Before You Build AI in Healthcare: Nail the Objective and the Data First
Here's the simple truth: AI won't fix a vague problem or messy data. That's the core message emphasized by Rob Havasy of HIMSS and Karla Eidem of PMI. Before you code a model or sign a vendor contract, set a clear outcome and stand up strong data governance.
Do that, and AI becomes useful. Skip it, and you'll collect "pilots" that never move the needle.
Start with the problem, then the metric
Define the clinical or operational gap first. Make it specific, measurable, and time-bound. If you can't quantify success, you can't manage it.

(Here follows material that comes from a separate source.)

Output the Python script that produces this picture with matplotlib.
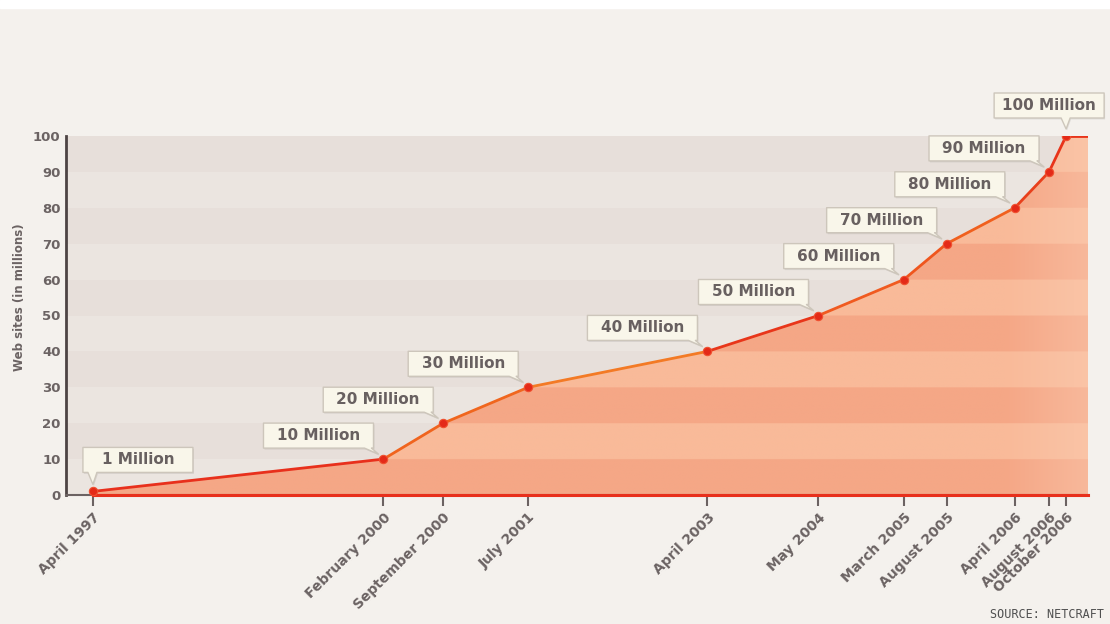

- Clinical: reduce 30-day readmissions by 10% for CHF patients in 9 months
- Quality: cut time-to-antibiotics in sepsis by 15 minutes in the ED
- Operations: decrease prior auth turnaround by 25% without hurting denial rates
- Workforce: save clinicians 2 hours per week on documentation while keeping note accuracy
Also define the user and the moment in workflow. Who acts on the output? In which screen? What is the default if the model is silent or wrong?
Governance that prevents regret
Strong governance isn't paperwork. It's how you avoid rework, safety events, and patient trust issues. Make these non-negotiable:
- Data stewardship: ownership, access, lineage, and approval paths clearly defined
- Privacy and security: enforce least-privilege, full audit trails, and breach response plans
- PHI controls: document use cases, retention, encryption, and de-identification standards
- Bias and equity review: track performance by subgroup; document mitigations before go-live
- Clinical safety: prospective validation, human-in-the-loop, and rollback plans
- Lifecycle: monitoring for drift, periodic re-validation, and sunset criteria
For structured frameworks, many teams align policies with the NIST AI Risk Management Framework and HIPAA Security Rule.
Make data warehousing work for AI, not against it
Your model is only as good as your data layer. Build a path from source systems to actionable features with quality checks at every hop.
- Single source of truth: standard vocabularies, version control, and business definitions
- Interoperability: consistent mapping of EHR, claims, device, and patient-generated data
- Data contracts: schemas, freshness SLAs, and fail-fast alerts when feeds break
- Feature store: reusable features (e.g., risk scores, recent labs) with lineage and owners
- Quality gates: completeness, timeliness, and anomaly detection before model scoring
If your data warehouse can't provide reliable, timely inputs, pause the AI build. Fix the plumbing first.
Procure or build with clear gates
Whether you build or buy, run candidates through the same filters:
- Evidence: peer-reviewed results or internal validation on your population and workflows
- Security posture: third-party assessments, breach history, and response commitments
- Integration: EHR-native workflow, APIs, data export, and alert fatigue safeguards
- Contracts: data use boundaries, model transparency, IP, retention, and termination terms
- Total cost: implementation, change management, monitoring, and ongoing tuning
Pilot to production without drama
Keep pilots tight and accountable. Treat them like experiments with graduation criteria.
- Run in a sandbox first; confirm data quality and latency
- Shadow mode to baseline performance and false alerts
- Train end users; adjust UX based on real actions, not opinions
- Define go/no-go thresholds; if passed, scale with monitoring and a rollback switch
People and roles you need
AI programs stall when roles are fuzzy. Assign clear owners.
- Executive sponsor: removes roadblocks and owns funding
- Clinical owner: defines use case, safety, and adoption
- Data steward: ensures data quality and lineage
- Privacy and security: approves data flows and access
- MLOps/IT: deployment, monitoring, and incident response
- Vendor manager: performance reviews and contract compliance
A quick checklist to pressure-test readiness
- We have a single, measurable objective and a baseline
- We know exactly who will use the output and where
- Data is mapped, governed, and monitored end-to-end
- Privacy, security, and bias controls are documented and tested
- We can validate safety before exposure to patients
- We have post-go-live monitoring and a rollback plan
- We know total cost and who owns each task
Bottom line
AI should come after clear outcomes and dependable data. That's the fastest way to real clinical impact and sustainable adoption-exactly what leaders like Havasy and Eidem are pushing for. Set the objective, fortify the data, then build.